Monday, January 17, 2011

Walking with Sarah

Glenn and I were at Oasis this morning, touching on multiple topics. I brought up Shining Path and Dr. Guzman, having seen a 1900s documentary recently, courtesy of Laughing Horse entitled You Must Tell the World... by the International Emergency Committee to Defend the Life of Dr. Abimael Guzman.

Not unlike in this Ann Sang Suu Kyi bio I've been reading recently, the voice of the narrator has a hard time staying in the past tense as we approach the then present (late 1990s).

But by now it's over ten years later and Peruvian president Fujimori himself has been confined to quarters, after having his own TV show and being a popular leader. Mandela has been a head of state. Revolution keeps happening.
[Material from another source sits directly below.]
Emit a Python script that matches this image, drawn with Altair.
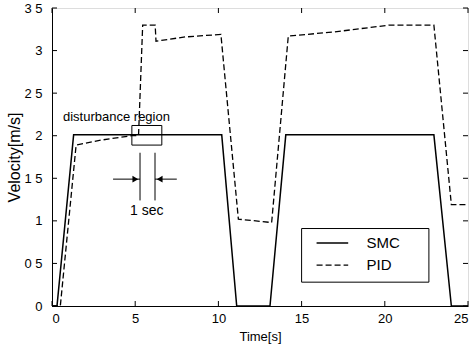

Sarah is a member of the BH household, is of the canine species. She's literally a bitch, which is not a put down, and in fox world translates to "vixen", which even some humans will cop to being (proud as they are). I grew up thinking humans looked goofy in my early years, but gradually grew to be OK with this species.

The Laughing Horse documentary is valuable in that it provides a collation that's willing to side with Dr. Guzman and his Maoist views (including some Kurds, Filipinos, various human rights activists familiar with the Peruvian government's brutality), even though he's credited with 20K deaths. That's a small number compared to what the opposition will admit, but he doesn't embrace it. Besides, even China has turned on Mao, much as the USSR was turning on Stalin as it cracked apart (actually, it had turned awhile before that).

Navigating a revolution in terms of retired philosophers is a risky business. You forget why it's all about some dead chino and/or white guy euro-anglo or whatever the hell. At least Bob doesn't age, and/or at least he has a long half-life (esoteric insider allusion).

I'm sorry Portland doesn't appreciate Laughing Horse more, and it's astounding video collection. Talk about hard to find! It's all very well to make fun of this place on Portlandia, but how about paying attention to the heritage? I doubt PSU has anything like it. If I were a professor, we'd be mining this goldmine, that's for sure.